In most U.S. states, residential rainwater harvesting for non-potable outdoor use is legal and encouraged. A few western states with complex water rights laws have restrictions, but even Colorado — historically restrictive — now allows residential systems up to a certain capacity. Check your state's environmental or water resources agency website for current rules. For drinking water use, most states require filtration and sometimes permits.

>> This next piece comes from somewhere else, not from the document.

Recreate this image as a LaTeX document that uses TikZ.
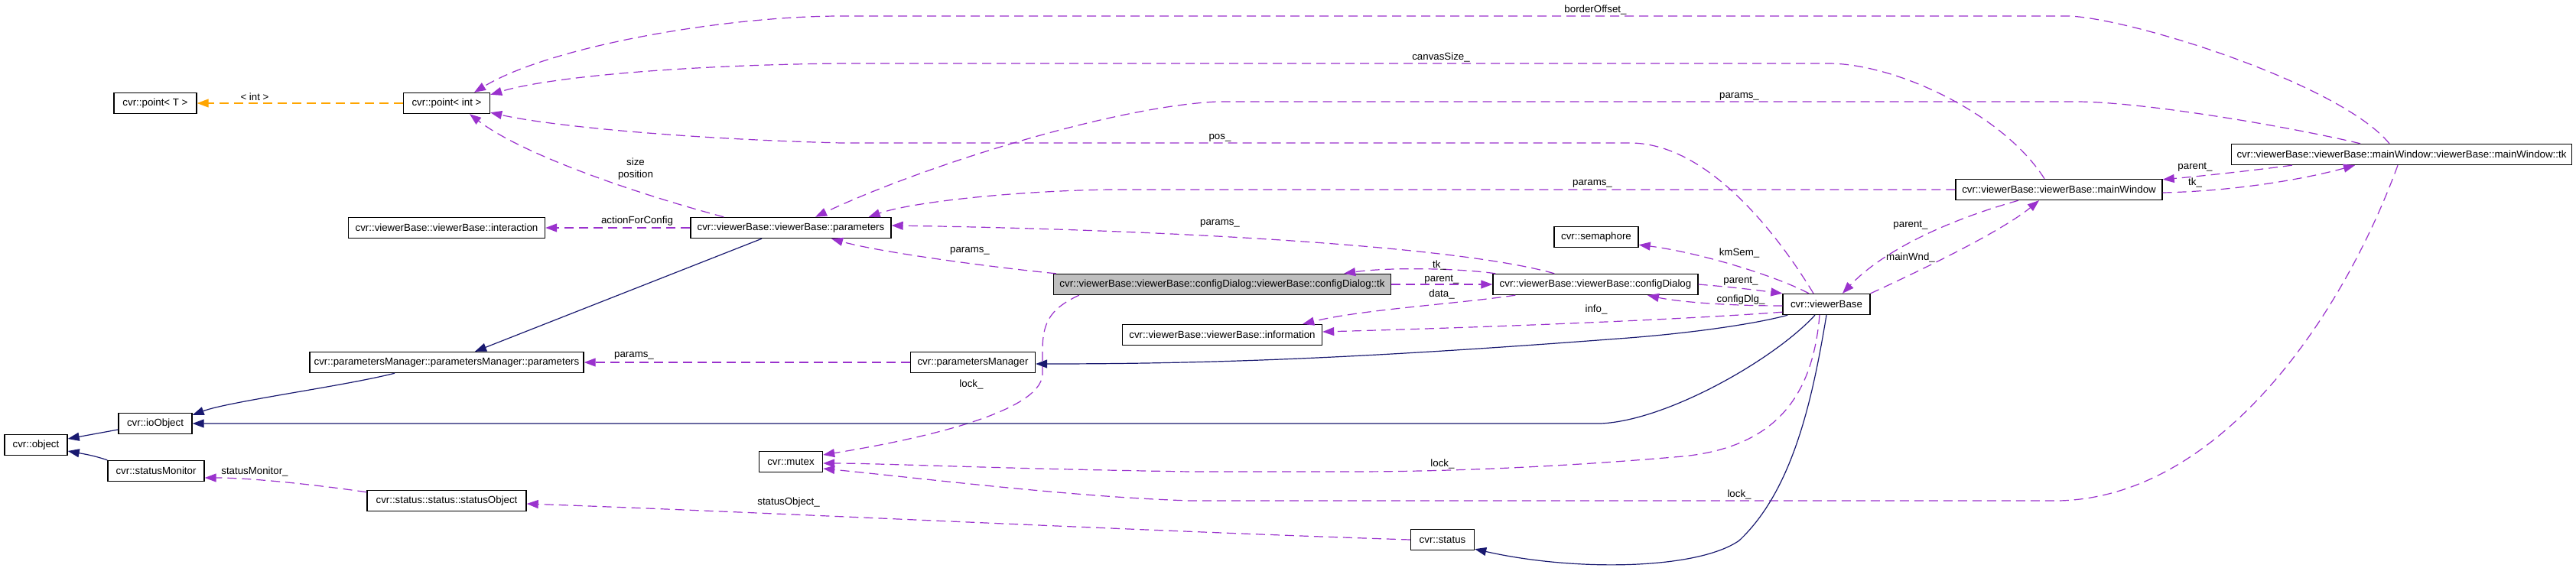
\documentclass[tikz,border=0pt]{standalone}
\usepackage{fontspec}
\setmainfont{Liberation Sans}
\usetikzlibrary{arrows.meta}
\definecolor{usec}{HTML}{9A32CD}
\definecolor{inhc}{HTML}{191970}
\definecolor{tplc}{HTML}{FFA500}
\definecolor{selc}{HTML}{BFBFBF}
\newcommand\dfont{\fontsize{13.3pt}{16pt}\selectfont}
\begin{document}
\begin{tikzpicture}[x=1pt,y=-1pt,
  cls/.style={draw=black, line width=1.4pt, minimum height=27pt, inner sep=0pt, font=\dfont, fill=white},
  elab/.style={font=\dfont, inner sep=0pt, align=center},
  usearrow/.style={draw=usec, line width=1.2pt, dash pattern=on 12pt off 7pt, -{Triangle[length=15pt,width=11pt]}},
  inharrow/.style={draw=inhc, line width=1.2pt, -{Triangle[length=15pt,width=11pt]}},
  tplarrow/.style={draw=tplc, line width=1.2pt, dash pattern=on 12pt off 7pt, -{Triangle[length=15pt,width=11pt]}}]
\fill[white] (0,0) rectangle (3368,760);
\useasboundingbox (0,0) rectangle (3368,760);

% classes
\node[cls,minimum width=108pt] (ptT) at (203,135) {cvr::point< T >};
\node[cls,minimum width=113pt] (ptInt) at (584,135) {cvr::point< int >};
\node[cls,minimum width=257pt] (inter) at (584,298) {cvr::viewerBase::viewerBase::interaction};
\node[cls,minimum width=262pt] (vbpar) at (1034,298) {cvr::viewerBase::viewerBase::parameters};
\node[cls,minimum width=358pt] (pmpar) at (584,474) {cvr::parametersManager::parametersManager::parameters};
\node[cls,minimum width=96pt] (io) at (203,554) {cvr::ioObject};
\node[cls,minimum width=82pt] (obj) at (47,582) {cvr::object};
\node[cls,minimum width=126pt] (smon) at (204,616) {cvr::statusMonitor};
\node[cls,minimum width=208pt] (sobj) at (584,655) {cvr::status::status::statusObject};
\node[cls,minimum width=83pt] (mutex) at (1034,604) {cvr::mutex};
\node[cls,minimum width=163pt] (pm) at (1272,474) {cvr::parametersManager};
\node[cls,minimum width=261pt] (info) at (1598,438) {cvr::viewerBase::viewerBase::information};
\node[cls,minimum width=83pt] (status) at (1886,706) {cvr::status};
\node[cls,minimum width=441pt,fill=selc] (cdtk) at (1598,372) {cvr::viewerBase::viewerBase::configDialog::viewerBase::configDialog::tk};
\node[cls,minimum width=268pt] (cd) at (2086,372) {cvr::viewerBase::viewerBase::configDialog};
\node[cls,minimum width=110pt] (sem) at (2087,310) {cvr::semaphore};
\node[cls,minimum width=114pt] (vb) at (2388,398) {cvr::viewerBase};
\node[cls,minimum width=270pt] (mw) at (2692,248) {cvr::viewerBase::viewerBase::mainWindow};
\node[cls,minimum width=445pt] (mwtk) at (3140,202) {cvr::viewerBase::viewerBase::mainWindow::viewerBase::mainWindow::tk};

% template instance
\draw[tplarrow] (ptInt.west) -- (ptT.east);
\node[elab] (l1) at (333,127) {< int >};

% usage relations
\draw[usearrow] ([xshift=-16pt]mwtk.north) .. controls (3060,110) and (2790,25) .. (2706,21) -- (1100,21) .. controls (950,21) and (720,60) .. ([xshift=36pt]ptInt.north);
\node[elab] (l2) at (2086,13) {borderOffset\_};

\draw[usearrow] ([xshift=-19pt]mw.north) .. controls (2620,150) and (2480,83) .. (2390,83) -- (1100,83) .. controls (900,85) and (720,100) .. ([yshift=-3pt]ptInt.north east);
\node[elab] (l3) at (1884,75) {canvasSize\_};

\draw[usearrow] ([xshift=-54pt]mwtk.north) .. controls (2990,165) and (2800,133) .. (2714,133) -- (1591,133) .. controls (1450,140) and (1200,220) .. ([xshift=32pt]vbpar.north);
\node[elab] (l4) at (2274,126) {params\_};

\draw[usearrow] ([xshift=-17pt]vb.north) .. controls (2320,300) and (2230,187) .. (2131,187) -- (1100,187) .. controls (900,182) and (720,165) .. ([yshift=2pt]ptInt.south east);
\node[elab] (l5) at (1595,180) {pos\_};

\draw[usearrow] (mw.west) -- (1451,248) .. controls (1320,250) and (1190,265) .. ([xshift=-30pt]vbpar.north east);
\node[elab] (l6) at (2082,240) {params\_};

\draw[usearrow] ([xshift=44pt]vbpar.north west) .. controls (820,250) and (680,200) .. ([xshift=30pt]ptInt.south);
\node[elab] (l7) at (831,221) {size\\position};

\draw[usearrow] (vbpar.west) -- (inter.east);
\node[elab] (l8) at (833,289) {actionForConfig};

\draw[usearrow] ([xshift=4pt]cdtk.north west) .. controls (1300,350) and (1150,330) .. ([xshift=53pt]vbpar.south);
\node[elab] (l9) at (1268,328) {params\_};

\draw[usearrow] ([xshift=81pt]cd.north west) .. controls (1900,320) and (1500,300) .. ([yshift=3pt]vbpar.east);
\node[elab] (l10) at (1595,292) {params\_};

\draw[usearrow] ([xshift=4pt]cd.north west) .. controls (1900,350) and (1810,350) .. ([xshift=-62pt]cdtk.north east);
\node[elab] (l11) at (1882,347) {tk\_};

\draw[usearrow] (cdtk.east) -- (cd.west);
\node[elab] (l12) at (1885,366) {parent\_};

\draw[usearrow] ([xshift=30pt]cd.south west) .. controls (1900,398) and (1780,405) .. ([xshift=-26pt]info.north east);
\node[elab] (l13) at (1885,385) {data\_};

\draw[usearrow] ([yshift=4pt]vb.south west) .. controls (2200,418) and (1950,428) .. ([yshift=4pt]info.east);
\node[elab] (l14) at (2087,405) {info\_};

\draw[usearrow] ([yshift=-2pt]vb.west) .. controls (2250,400) and (2190,394) .. ([xshift=68pt]cd.south);
\node[elab] (l15) at (2276,392) {configDlg\_};

\draw[usearrow] (cd.east) .. controls (2270,376) and (2300,380) .. (vb.north west);
\node[elab] (l16) at (2276,368) {parent\_};

\draw[usearrow] ([xshift=-23pt]vb.north) .. controls (2320,360) and (2220,330) .. ([yshift=4pt]sem.south east);
\node[elab] (l17) at (2274,331) {kmSem\_};

\draw[usearrow] ([xshift=-53pt]mw.south) .. controls (2540,290) and (2460,330) .. ([xshift=21pt]vb.north);
\node[elab] (l18) at (2498,295) {parent\_};

\draw[usearrow] (vb.north east) .. controls (2530,345) and (2620,300) .. ([xshift=-26pt]mw.south);
\node[elab] (l19) at (2498,337) {mainWnd\_};

\draw[usearrow] ([xshift=80pt]mwtk.south west) .. controls (2930,225) and (2860,232) .. ([yshift=-1pt]mw.north east);
\node[elab] (l20) at (2870,219) {parent\_};

\draw[usearrow] ([yshift=-4pt]mw.east) .. controls (2920,250) and (3010,235) .. ([xshift=-61pt]mwtk.south);
\node[elab] (l21) at (2870,239) {tk\_};

\draw[usearrow] ([xshift=-5pt]mwtk.south) .. controls (3060,420) and (2900,650) .. (2692,655) -- (1556,655) .. controls (1400,650) and (1200,625) .. ([yshift=-9pt]mutex.east);
\node[elab] (l22) at (2274,647) {lock\_};

\draw[usearrow] ([xshift=-9pt]vb.south) .. controls (2370,520) and (2320,585) .. (2200,597) .. controls (2050,610) and (1900,617) .. (1766,617) -- (1556,617) .. controls (1300,613) and (1150,606) .. ([yshift=-2pt]mutex.east);
\node[elab] (l23) at (1886,607) {lock\_};

\draw[usearrow] ([xshift=34pt]cdtk.south west) .. controls (1370,405) and (1363,425) .. (1363,460) -- (1363,490) .. controls (1360,540) and (1200,575) .. ([yshift=9pt]mutex.east);
\node[elab] (l24) at (1270,503) {lock\_};

\draw[usearrow] (status.west) .. controls (1500,695) and (1000,670) .. ([yshift=-4pt]sobj.east);
\node[elab] (l25) at (1031,657) {statusObject\_};

\draw[usearrow] ([yshift=-3pt]sobj.north west) .. controls (420,635) and (330,625) .. ([yshift=-9pt]smon.east);
\node[elab] (l26) at (333,617) {statusMonitor\_};

\draw[usearrow] (pm.west) -- (pmpar.east);
\node[elab] (l27) at (829,465) {params\_};

% inheritance
\draw[inharrow] ([xshift=-38pt]vbpar.south) -- ([xshift=37pt]pmpar.north);
\draw[inharrow] ([xshift=-68pt]pmpar.south) .. controls (450,505) and (300,525) .. ([yshift=-3pt]io.north east);
\draw[inharrow] ([yshift=-8pt]io.west) -- ([yshift=8pt]obj.east);
\draw[inharrow] (smon.north west) .. controls (120,595) and (105,593) .. ([yshift=-8pt]obj.east);
\draw[inharrow] ([xshift=7pt]vb.south west) .. controls (2290,425) and (2200,437) .. (2116,443) .. controls (1800,467) and (1600,476) .. ([yshift=-2pt]pm.east);
\draw[inharrow] ([xshift=-15pt]vb.south) .. controls (2320,470) and (2180,550) .. (2093,554) -- (io.east);
\draw[inharrow] (vb.south) .. controls (2370,520) and (2345,640) .. (2274,707) .. controls (2220,745) and (2060,748) .. ([yshift=2pt]status.south east);
\end{tikzpicture}
\end{document}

Do I need a pump, or can I use gravity?

Gravity works great if your storage tank sits higher than the area you're watering. Every foot of elevation gives you about 0.43 psi, so a tank raised 10 feet delivers decent pressure for drip irrigation or a hose. If your tank is at ground level or you need to move water uphill or indoors, you'll need a pump. Small 12V pumps run $100–$300 and pull from the tank on demand. Most backyard garden systems start with gravity and add a pump only if needed.

The bottom line

Rainwater harvesting comes down to simple math — roof area times rainfall — and a decision about how much storage matches your use and your dry spells. A 1,000 sq ft roof captures over 600 gallons per inch of rain, and even a modest system can offset a meaningful chunk of summer irrigation. Start with clean gutters, add a first-flush diverter, size storage to bridge your longest drought, and you've got a system that pays back in water security and lower bills. Run your roof dimensions through the rain harvest calculator to see your annual potential, then pick a storage size that fits your budget and your site. You'll wonder why you waited.